• Written exercise
All of the data below must be repeated exactly.

• Provided data
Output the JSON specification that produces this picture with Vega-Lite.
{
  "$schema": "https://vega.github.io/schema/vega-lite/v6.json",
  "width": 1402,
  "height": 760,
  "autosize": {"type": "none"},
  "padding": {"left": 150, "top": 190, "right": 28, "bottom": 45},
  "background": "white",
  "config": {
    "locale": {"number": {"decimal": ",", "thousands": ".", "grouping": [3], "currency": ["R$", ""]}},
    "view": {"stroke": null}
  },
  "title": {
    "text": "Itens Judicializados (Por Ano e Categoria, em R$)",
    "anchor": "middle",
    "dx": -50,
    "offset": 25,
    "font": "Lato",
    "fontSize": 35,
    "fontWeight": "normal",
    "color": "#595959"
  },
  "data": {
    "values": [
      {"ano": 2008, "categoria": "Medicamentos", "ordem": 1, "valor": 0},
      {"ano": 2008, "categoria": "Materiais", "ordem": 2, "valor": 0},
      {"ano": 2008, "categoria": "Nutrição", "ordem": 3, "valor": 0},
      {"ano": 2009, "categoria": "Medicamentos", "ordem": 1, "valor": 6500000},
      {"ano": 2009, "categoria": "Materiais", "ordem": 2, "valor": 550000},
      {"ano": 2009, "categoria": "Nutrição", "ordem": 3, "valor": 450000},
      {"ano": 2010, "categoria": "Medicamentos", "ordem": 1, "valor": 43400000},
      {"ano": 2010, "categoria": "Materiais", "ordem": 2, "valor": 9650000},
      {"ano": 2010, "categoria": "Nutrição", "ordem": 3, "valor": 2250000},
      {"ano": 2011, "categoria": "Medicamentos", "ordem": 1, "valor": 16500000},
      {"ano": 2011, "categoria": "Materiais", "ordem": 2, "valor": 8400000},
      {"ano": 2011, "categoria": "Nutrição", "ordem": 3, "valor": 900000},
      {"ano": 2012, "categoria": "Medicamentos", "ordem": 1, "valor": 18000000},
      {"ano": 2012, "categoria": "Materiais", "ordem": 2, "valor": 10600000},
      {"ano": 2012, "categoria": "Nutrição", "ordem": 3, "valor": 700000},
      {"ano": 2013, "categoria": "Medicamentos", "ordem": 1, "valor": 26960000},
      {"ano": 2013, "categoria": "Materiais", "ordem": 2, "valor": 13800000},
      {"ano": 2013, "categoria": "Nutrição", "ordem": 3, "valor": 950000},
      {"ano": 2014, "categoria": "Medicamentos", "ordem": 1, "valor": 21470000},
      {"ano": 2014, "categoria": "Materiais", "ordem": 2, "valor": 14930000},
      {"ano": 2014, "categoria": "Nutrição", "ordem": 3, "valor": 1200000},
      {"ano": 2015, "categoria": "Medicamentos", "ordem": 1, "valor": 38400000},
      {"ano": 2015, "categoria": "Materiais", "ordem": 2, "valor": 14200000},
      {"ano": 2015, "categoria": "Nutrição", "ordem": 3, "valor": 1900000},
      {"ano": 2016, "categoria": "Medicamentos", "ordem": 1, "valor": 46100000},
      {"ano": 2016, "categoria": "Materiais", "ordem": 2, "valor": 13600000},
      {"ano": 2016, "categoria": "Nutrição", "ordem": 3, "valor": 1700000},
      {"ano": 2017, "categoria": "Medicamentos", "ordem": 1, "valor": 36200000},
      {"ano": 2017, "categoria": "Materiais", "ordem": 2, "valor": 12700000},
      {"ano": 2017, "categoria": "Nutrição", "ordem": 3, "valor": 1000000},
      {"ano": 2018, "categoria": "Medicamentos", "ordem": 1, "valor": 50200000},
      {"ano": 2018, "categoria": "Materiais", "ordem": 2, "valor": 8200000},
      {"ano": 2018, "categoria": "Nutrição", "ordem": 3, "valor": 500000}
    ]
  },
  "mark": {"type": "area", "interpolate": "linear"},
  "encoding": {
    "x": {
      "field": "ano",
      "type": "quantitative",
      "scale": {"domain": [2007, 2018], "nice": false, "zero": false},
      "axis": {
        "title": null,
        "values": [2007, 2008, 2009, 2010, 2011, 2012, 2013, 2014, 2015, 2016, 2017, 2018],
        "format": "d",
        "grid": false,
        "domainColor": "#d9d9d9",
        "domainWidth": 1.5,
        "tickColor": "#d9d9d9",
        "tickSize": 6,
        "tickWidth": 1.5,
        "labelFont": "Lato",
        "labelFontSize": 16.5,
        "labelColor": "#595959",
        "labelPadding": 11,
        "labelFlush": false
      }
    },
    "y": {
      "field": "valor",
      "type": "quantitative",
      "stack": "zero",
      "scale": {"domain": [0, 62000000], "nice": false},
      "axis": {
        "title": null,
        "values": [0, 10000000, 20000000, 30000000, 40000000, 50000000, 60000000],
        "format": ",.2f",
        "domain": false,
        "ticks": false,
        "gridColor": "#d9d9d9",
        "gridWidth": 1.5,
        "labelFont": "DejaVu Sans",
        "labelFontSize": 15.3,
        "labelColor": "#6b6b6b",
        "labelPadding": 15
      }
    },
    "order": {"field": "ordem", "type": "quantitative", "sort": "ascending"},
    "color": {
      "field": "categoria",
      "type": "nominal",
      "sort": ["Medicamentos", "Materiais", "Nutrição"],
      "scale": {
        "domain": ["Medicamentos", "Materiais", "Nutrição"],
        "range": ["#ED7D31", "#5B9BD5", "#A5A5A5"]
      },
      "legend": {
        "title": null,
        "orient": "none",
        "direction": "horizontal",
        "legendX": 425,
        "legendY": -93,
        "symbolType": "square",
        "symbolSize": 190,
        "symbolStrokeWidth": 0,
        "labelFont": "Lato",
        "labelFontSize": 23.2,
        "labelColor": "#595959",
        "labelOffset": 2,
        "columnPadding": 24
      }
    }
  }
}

• Response to this exercise
Output the JSON specification that produces this picture with Vega-Lite.
{
  "$schema": "https://vega.github.io/schema/vega-lite/v6.json",
  "width": 1402,
  "height": 760,
  "autosize": {"type": "none"},
  "padding": {"left": 150, "top": 190, "right": 28, "bottom": 45},
  "background": "white",
  "config": {
    "locale": {"number": {"decimal": ",", "thousands": ".", "grouping": [3], "currency": ["R$", ""]}},
    "view": {"stroke": null}
  },
  "title": {
    "text": "Itens Judicializados (Por Ano e Categoria, em R$)",
    "anchor": "middle",
    "dx": -50,
    "offset": 25,
    "font": "Lato",
    "fontSize": 35,
    "fontWeight": "normal",
    "color": "#595959"
  },
  "data": {
    "values": [
      {"ano": 2008, "categoria": "Medicamentos", "ordem": 1, "valor": 0},
      {"ano": 2008, "categoria": "Materiais", "ordem": 2, "valor": 0},
      {"ano": 2008, "categoria": "Nutrição", "ordem": 3, "valor": 0},
      {"ano": 2009, "categoria": "Medicamentos", "ordem": 1, "valor": 6500000},
      {"ano": 2009, "categoria": "Materiais", "ordem": 2, "valor": 550000},
      {"ano": 2009, "categoria": "Nutrição", "ordem": 3, "valor": 450000},
      {"ano": 2010, "categoria": "Medicamentos", "ordem": 1, "valor": 43400000},
      {"ano": 2010, "categoria": "Materiais", "ordem": 2, "valor": 9650000},
      {"ano": 2010, "categoria": "Nutrição", "ordem": 3, "valor": 2250000},
      {"ano": 2011, "categoria": "Medicamentos", "ordem": 1, "valor": 16500000},
      {"ano": 2011, "categoria": "Materiais", "ordem": 2, "valor": 8400000},
      {"ano": 2011, "categoria": "Nutrição", "ordem": 3, "valor": 900000},
      {"ano": 2012, "categoria": "Medicamentos", "ordem": 1, "valor": 18000000},
      {"ano": 2012, "categoria": "Materiais", "ordem": 2, "valor": 10600000},
      {"ano": 2012, "categoria": "Nutrição", "ordem": 3, "valor": 700000},
      {"ano": 2013, "categoria": "Medicamentos", "ordem": 1, "valor": 26960000},
      {"ano": 2013, "categoria": "Materiais", "ordem": 2, "valor": 13800000},
      {"ano": 2013, "categoria": "Nutrição", "ordem": 3, "valor": 950000},
      {"ano": 2014, "categoria": "Medicamentos", "ordem": 1, "valor": 21470000},
      {"ano": 2014, "categoria": "Materiais", "ordem": 2, "valor": 14930000},
      {"ano": 2014, "categoria": "Nutrição", "ordem": 3, "valor": 1200000},
      {"ano": 2015, "categoria": "Medicamentos", "ordem": 1, "valor": 38400000},
      {"ano": 2015, "categoria": "Materiais", "ordem": 2, "valor": 14200000},
      {"ano": 2015, "categoria": "Nutrição", "ordem": 3, "valor": 1900000},
      {"ano": 2016, "categoria": "Medicamentos", "ordem": 1, "valor": 46100000},
      {"ano": 2016, "categoria": "Materiais", "ordem": 2, "valor": 13600000},
      {"ano": 2016, "categoria": "Nutrição", "ordem": 3, "valor": 1700000},
      {"ano": 2017, "categoria": "Medicamentos", "ordem": 1, "valor": 36200000},
      {"ano": 2017, "categoria": "Materiais", "ordem": 2, "valor": 12700000},
      {"ano": 2017, "categoria": "Nutrição", "ordem": 3, "valor": 1000000},
      {"ano": 2018, "categoria": "Medicamentos", "ordem": 1, "valor": 50200000},
      {"ano": 2018, "categoria": "Materiais", "ordem": 2, "valor": 8200000},
      {"ano": 2018, "categoria": "Nutrição", "ordem": 3, "valor": 500000}
    ]
  },
  "mark": {"type": "area", "interpolate": "linear"},
  "encoding": {
    "x": {
      "field": "ano",
      "type": "quantitative",
      "scale": {"domain": [2007, 2018], "nice": false, "zero": false},
      "axis": {
        "title": null,
        "values": [2007, 2008, 2009, 2010, 2011, 2012, 2013, 2014, 2015, 2016, 2017, 2018],
        "format": "d",
        "grid": false,
        "domainColor": "#d9d9d9",
        "domainWidth": 1.5,
        "tickColor": "#d9d9d9",
        "tickSize": 6,
        "tickWidth": 1.5,
        "labelFont": "Lato",
        "labelFontSize": 16.5,
        "labelColor": "#595959",
        "labelPadding": 11,
        "labelFlush": false
      }
    },
    "y": {
      "field": "valor",
      "type": "quantitative",
      "stack": "zero",
      "scale": {"domain": [0, 62000000], "nice": false},
      "axis": {
        "title": null,
        "values": [0, 10000000, 20000000, 30000000, 40000000, 50000000, 60000000],
        "format": ",.2f",
        "domain": false,
        "ticks": false,
        "gridColor": "#d9d9d9",
        "gridWidth": 1.5,
        "labelFont": "DejaVu Sans",
        "labelFontSize": 15.3,
        "labelColor": "#6b6b6b",
        "labelPadding": 15
      }
    },
    "order": {"field": "ordem", "type": "quantitative", "sort": "ascending"},
    "color": {
      "field": "categoria",
      "type": "nominal",
      "sort": ["Medicamentos", "Materiais", "Nutrição"],
      "scale": {
        "domain": ["Medicamentos", "Materiais", "Nutrição"],
        "range": ["#ED7D31", "#5B9BD5", "#A5A5A5"]
      },
      "legend": {
        "title": null,
        "orient": "none",
        "direction": "horizontal",
        "legendX": 425,
        "legendY": -93,
        "symbolType": "square",
        "symbolSize": 190,
        "symbolStrokeWidth": 0,
        "labelFont": "Lato",
        "labelFontSize": 23.2,
        "labelColor": "#595959",
        "labelOffset": 2,
        "columnPadding": 24
      }
    }
  }
}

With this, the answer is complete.